(Figure scripts)
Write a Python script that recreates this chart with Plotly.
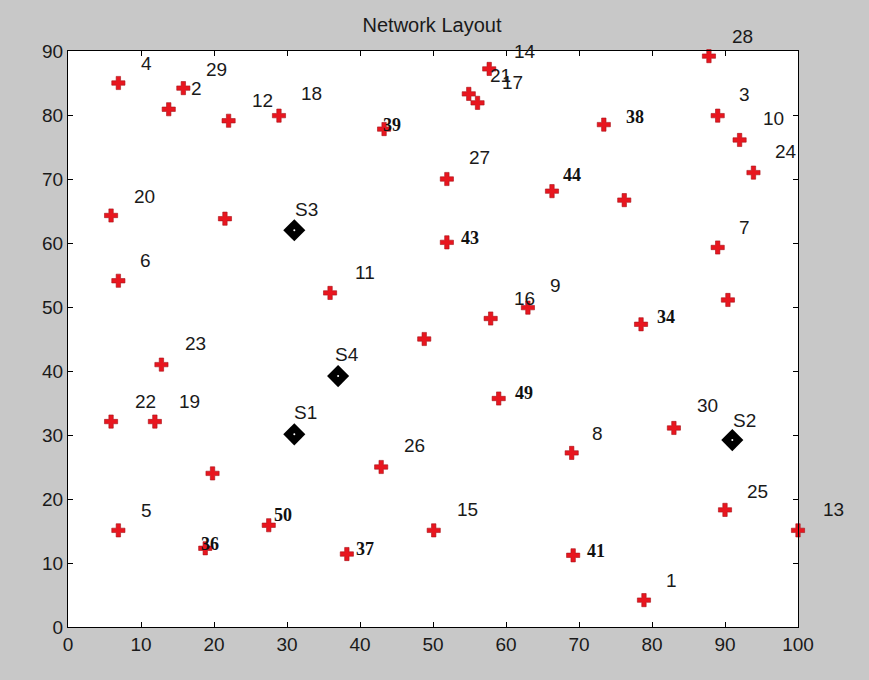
import plotly.graph_objects as go

# Sensor nodes (red markers)
node_x = [6.9, 15.8, 13.8, 22.0, 28.9, 57.7, 54.9, 56.1, 43.3, 51.9, 66.3, 51.9,
          87.8, 89.0, 92.0, 93.9, 73.4, 76.2, 89.0, 5.9, 21.5, 6.9, 35.9, 12.8,
          5.9, 11.9, 63.0, 57.9, 48.8, 59.0, 69.0, 90.4, 78.5, 83.0, 19.8, 6.9,
          27.5, 18.8, 38.2, 42.9, 50.1, 69.2, 90.0, 100.0, 78.9]
node_y = [85.0, 84.2, 80.9, 79.1, 79.9, 87.2, 83.3, 81.9, 77.8, 70.0, 68.1, 60.1,
          89.2, 79.9, 76.1, 71.0, 78.5, 66.7, 59.3, 64.3, 63.8, 54.1, 52.2, 41.0,
          32.1, 32.1, 49.9, 48.2, 45.0, 35.7, 27.2, 51.1, 47.3, 31.1, 24.0, 15.1,
          15.9, 12.3, 11.4, 25.0, 15.1, 11.2, 18.3, 15.1, 4.2]

# Sinks (black diamonds)
sink_x = [31.0, 91.0, 31.0, 37.0]
sink_y = [30.1, 29.2, 62.0, 39.2]

# Plain labels
label_text = ["4", "29", "2", "12", "18", "14", "21", "17", "28", "3", "10", "24",
              "27", "20", "S3", "7", "6", "11", "9", "16", "23", "S4", "22", "19",
              "30", "S1", "S2", "8", "26", "25", "13", "5", "15", "1"]
label_x = [10.7, 20.4, 17.6, 26.6, 33.4, 62.6, 59.3, 60.9, 92.4, 92.7, 96.7, 98.4,
           56.4, 10.5, 32.7, 92.7, 10.6, 40.7, 66.8, 62.5, 17.4, 38.2, 10.6, 16.6,
           87.6, 32.6, 92.7, 72.5, 47.4, 94.5, 104.8, 10.7, 54.7, 82.7]
label_y = [88.1, 87.1, 84.2, 82.2, 83.4, 90.0, 86.1, 85.1, 92.2, 83.2, 79.4, 74.3,
           73.3, 67.3, 65.3, 62.4, 57.2, 55.4, 53.3, 51.3, 44.3, 42.6, 35.3, 35.3,
           34.6, 33.5, 32.2, 30.2, 28.3, 21.1, 18.3, 18.2, 18.4, 7.3]

# Bold serif labels
blabel_text = ["39", "43", "44", "38", "34", "49", "50", "36", "37", "41"]
blabel_x = [44.4, 55.1, 69.1, 77.7, 81.9, 62.5, 29.4, 19.5, 40.7, 72.3]
blabel_y = [78.5, 60.8, 70.7, 79.7, 48.4, 36.6, 17.5, 13.0, 12.2, 11.9]

x_range = [0, 100]
y_range = [0, 90]
x_ticks = list(range(0, 101, 10))
y_ticks = list(range(0, 91, 10))


def px(v):
    return (v - x_range[0]) / (x_range[1] - x_range[0])


def py(v):
    return (v - y_range[0]) / (y_range[1] - y_range[0])


fig = go.Figure()

fig.add_trace(go.Scatter(
    x=node_x, y=node_y, mode="markers",
    marker=dict(symbol="cross", size=11, color="#e8161f",
                line=dict(color="#a81018", width=0.6)),
    cliponaxis=False, hoverinfo="skip"))

fig.add_trace(go.Scatter(
    x=sink_x, y=sink_y, mode="markers",
    marker=dict(symbol="diamond", size=17, color="#000000",
                line=dict(color="#000000", width=0)),
    cliponaxis=False, hoverinfo="skip"))
fig.add_trace(go.Scatter(
    x=sink_x, y=sink_y, mode="markers",
    marker=dict(symbol="circle", size=2, color="#ffffff"),
    cliponaxis=False, hoverinfo="skip"))

annotations = []
for t, x, y in zip(label_text, label_x, label_y):
    annotations.append(dict(
        x=px(x), y=py(y), xref="paper", yref="paper", text=t, showarrow=False,
        xanchor="center", yanchor="middle",
        font=dict(family="Liberation Sans, Arial", size=19, color="#1a1a1a")))
for t, x, y in zip(blabel_text, blabel_x, blabel_y):
    annotations.append(dict(
        x=px(x), y=py(y), xref="paper", yref="paper", text="<b>" + t + "</b>",
        showarrow=False, xanchor="center", yanchor="middle",
        font=dict(family="Liberation Serif, Times New Roman", size=18,
                  color="#111111")))

axis_common = dict(
    showgrid=False, zeroline=False, showline=True, linecolor="#000000",
    linewidth=1, mirror="ticks", ticks="inside", ticklen=5,
    tickcolor="#000000",
    tickfont=dict(family="Liberation Sans, Arial", size=19, color="#1a1a1a"),
)

fig.update_layout(
    width=869, height=680,
    margin=dict(l=68, r=71, t=51, b=53),
    paper_bgcolor="#c8c8c8", plot_bgcolor="#ffffff",
    showlegend=False,
    annotations=annotations,
    title=dict(text="Network Layout", x=(432 / 869), xanchor="center",
               y=1 - 25 / 680, yanchor="middle", yref="container",
               font=dict(family="Liberation Sans, Arial", size=20, color="#1a1a1a")),
    xaxis=dict(range=x_range, tickvals=x_ticks, ticktext=[str(v) for v in x_ticks],
               **axis_common),
    yaxis=dict(range=y_range, tickvals=y_ticks, ticktext=[str(v) for v in y_ticks],
               **axis_common),
)

fig.write_html("out.html")
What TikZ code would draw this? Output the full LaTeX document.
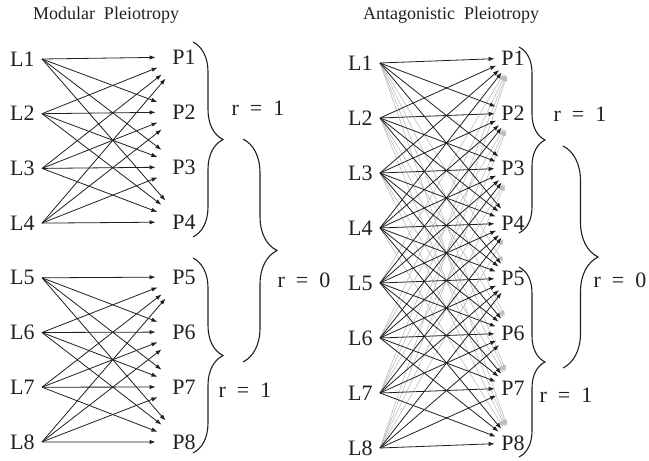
\documentclass[tikz,border=0pt]{standalone}
\usepackage{fontspec}
\setmainfont{Liberation Serif}
\usetikzlibrary{arrows.meta,decorations.pathreplacing}
\definecolor{Ink}{HTML}{231F20}
\definecolor{Faint}{HTML}{BDBDBD}

\begin{document}
\begin{tikzpicture}[x=0.5pt,y=-0.5pt,
    lab/.style={font=\fontsize{11}{13}\selectfont,inner sep=0pt,text=Ink},
    gene/.style={lab,anchor=east,inner xsep=3.5pt},
    trait/.style={lab,circle},
    link/.style={-{Latex[length=3pt,width=2.2pt]},line width=0.4pt,draw=Ink},
    weak/.style={link,draw=Faint,line width=0.3pt},
    curly/.style={decorate,decoration={brace,amplitude=#1},line width=0.55pt,draw=Ink}]
  \useasboundingbox (0,0) rectangle (649,461);

  % titles
  \node[lab,font=\fontsize{9}{11}\selectfont] (tmod) at (106,15) {Modular\ \ Pleiotropy};
  \node[lab,font=\fontsize{9}{11}\selectfont] (tant) at (451,15) {Antagonistic\ \ Pleiotropy};

  % modular panel
  \foreach \i in {1,...,8}{
    \node[gene] (mL\i) at (42,{59+(\i-1)*54.7}) {L\i};
    \node[trait,minimum size=28pt] (mP\i) at (184,{57+(\i-1)*55}) {P\i};
  }
  \foreach \a in {1,...,8}
    \foreach \b in {1,...,8}{
      \pgfmathtruncatemacro\same{(\a<5)==(\b<5)}
      \ifnum\same=1 \draw[link] (mL\a.east) -- (mP\b); \fi
    }
  \draw[curly=15pt] (193,42) -- (193,237);
  \draw[curly=15pt] (193,258) -- (193,453);
  \draw[curly=17pt] (243,139) -- (243,362);
  \node[lab] (rm1) at (258,108) {r\ \ =\ \ 1};
  \node[lab] (rm0) at (304,280) {r\ \ =\ \ 0};
  \node[lab] (rm2) at (245,390) {r\ \ =\ \ 1};

  % antagonistic panel
  \foreach \i in {1,...,8}{
    \node[gene] (aL\i) at (380,{63+(\i-1)*55}) {L\i};
    \node[trait,minimum size=18pt] (aP\i) at (513,{58+(\i-1)*55}) {P\i};
  }
  \foreach \a in {1,...,8}
    \foreach \b in {1,...,8}{
      \pgfmathtruncatemacro\gap{abs(\a-\b)}
      \ifnum\gap>3 \draw[weak] (aL\a.east) -- (aP\b); \fi
    }
  \foreach \a in {1,...,8}
    \foreach \b in {1,...,8}{
      \pgfmathtruncatemacro\gap{abs(\a-\b)}
      \ifnum\gap<4 \draw[link] (aL\a.east) -- (aP\b); \fi
    }
  \draw[curly=13pt] (519,47) -- (519,233);
  \draw[curly=13pt] (519,267) -- (519,457);
  \draw[curly=17.5pt] (563,146) -- (563,368);
  \node[lab] (ra1) at (580,114) {r\ \ =\ \ 1};
  \node[lab] (ra0) at (620,280) {r\ \ =\ \ 0};
  \node[lab] (ra2) at (566,395) {r\ \ =\ \ 1};
\end{tikzpicture}
\end{document}
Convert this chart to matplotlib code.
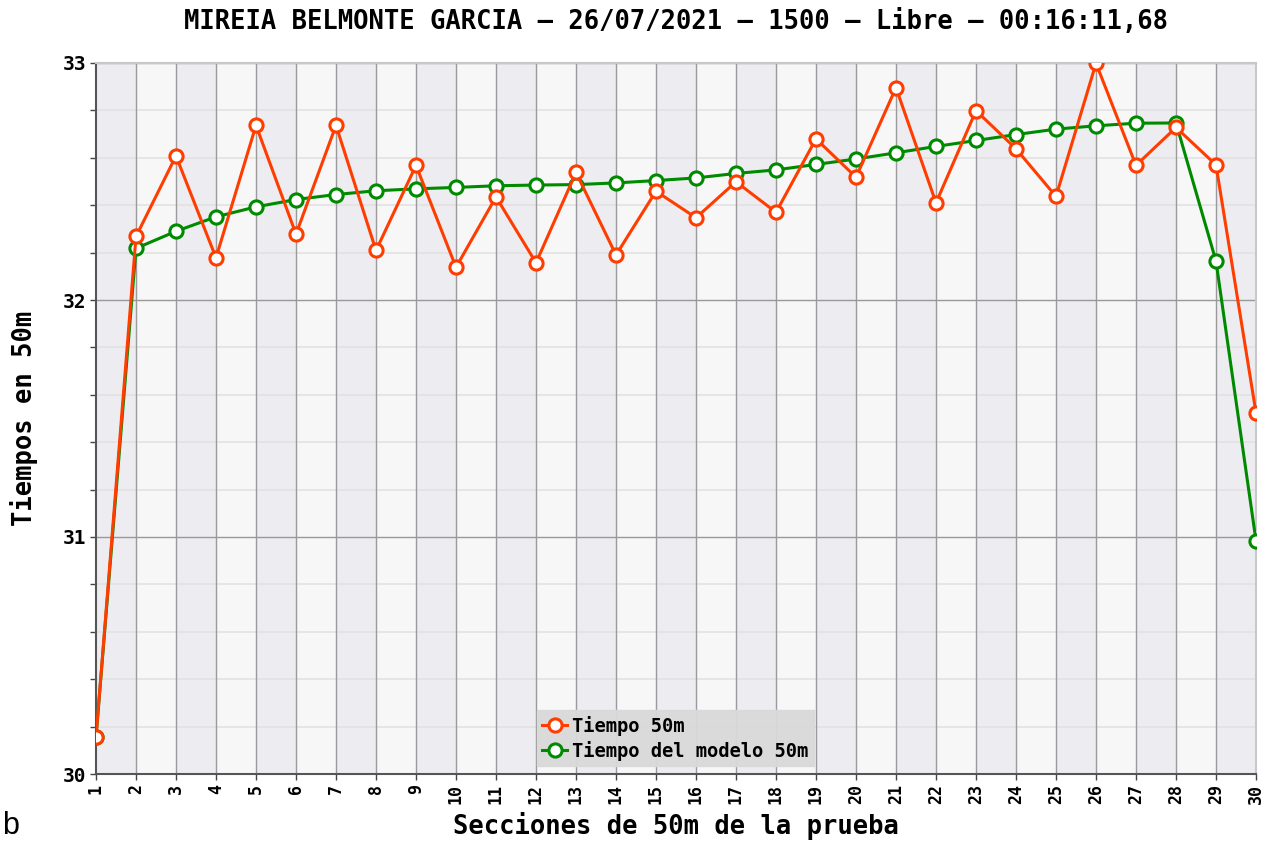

Work to do: Transcribe, leaving out pictures, each line from the one containing "What TikZ code" through the one containing "(tant) at (451,15)".

Task response:
What TikZ code would draw this? Output the full LaTeX document.
\documentclass[tikz,border=0pt]{standalone}
\usepackage{fontspec}
\setmainfont{Liberation Serif}
\usetikzlibrary{arrows.meta,decorations.pathreplacing}
\definecolor{Ink}{HTML}{231F20}
\definecolor{Faint}{HTML}{BDBDBD}

\begin{document}
\begin{tikzpicture}[x=0.5pt,y=-0.5pt,
    lab/.style={font=\fontsize{11}{13}\selectfont,inner sep=0pt,text=Ink},
    gene/.style={lab,anchor=east,inner xsep=3.5pt},
    trait/.style={lab,circle},
    link/.style={-{Latex[length=3pt,width=2.2pt]},line width=0.4pt,draw=Ink},
    weak/.style={link,draw=Faint,line width=0.3pt},
    curly/.style={decorate,decoration={brace,amplitude=#1},line width=0.55pt,draw=Ink}]
  \useasboundingbox (0,0) rectangle (649,461);

  % titles
  \node[lab,font=\fontsize{9}{11}\selectfont] (tmod) at (106,15) {Modular\ \ Pleiotropy};
  \node[lab,font=\fontsize{9}{11}\selectfont] (tant) at (451,15) {Antagonistic\ \ Pleiotropy};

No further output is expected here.